In the case of Laxmi v. Union of India (2015), Amidst increasing acid attacks, the Supreme Court was called out to issue directives and suggest ways to prevent such attacks. The court instructed the Governments at both levels to prohibit the unauthorised sale of acids across the nation. This decision paved the way to enforce harsher punishments for people involved in such crimes.

In the case of Vineeta Sharma v. Rakesh Sharma (2020), The Supreme Court held that daughters will have equal coparcenary rights in the Hindu Undivided Family by their birth and cannot be excluded from inheritance irrespective of whether they were born before the amendment of 2005 to the Hindu Succession Act, 1956.

In the case of Shayara Bano vs. Union of India talks about the triple talaq concept, wherein Rizwan Ahmed divorced his wife, Shayara Bano, in 2016 after 15 years of marriage. The Supreme Court ruled in favour of Shayara Bano, thereby considering triple talaq unconstitutional. Triple talaq violates Article 14 as the husband can break the marriage ties instantly without the consideration of his wife or` the effort to save the marriage.

In the case of Mrs. Mary Roy vs. State of Kerala and Ors, Mary Roy, a widow, was denied the family inheritance of her parents. Her brothers took all the property by crook, but she was determined to have it because it was her right. She felt her right to equality had been infringed and thus went to court to fight the case against her brothers. This case shows us the long-standing patriarchal mindset and dominance in our Indian society.

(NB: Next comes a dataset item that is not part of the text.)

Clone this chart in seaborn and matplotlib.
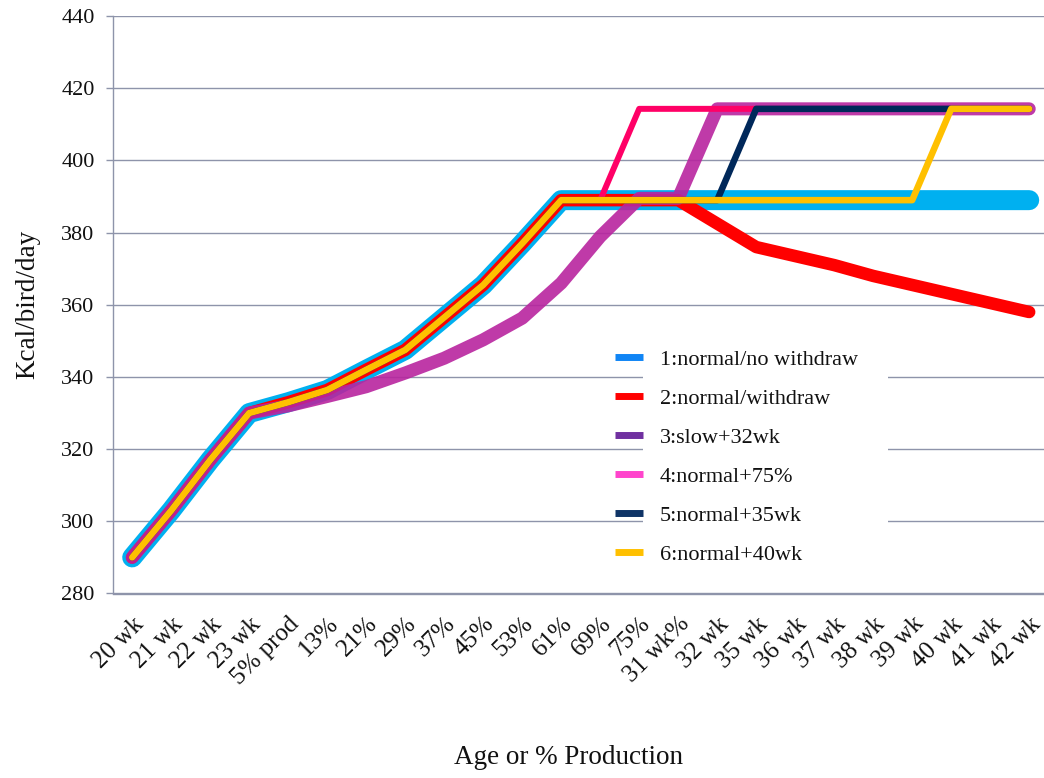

India has always been a gender-sensitive society and this has been a matter of concern. The current social structure in India states that women are still considered inferior to men. Moreover, India's rank in the World Economic Forum's Global Gender Gap Index 2020 is 112th out of the 153 total countries covered. India has slipped by 3% in offering equality of opportunity to men and women. So, the provisions in the IPC and the DV act is not the violation of the fundamental rights enshrined in the constitution.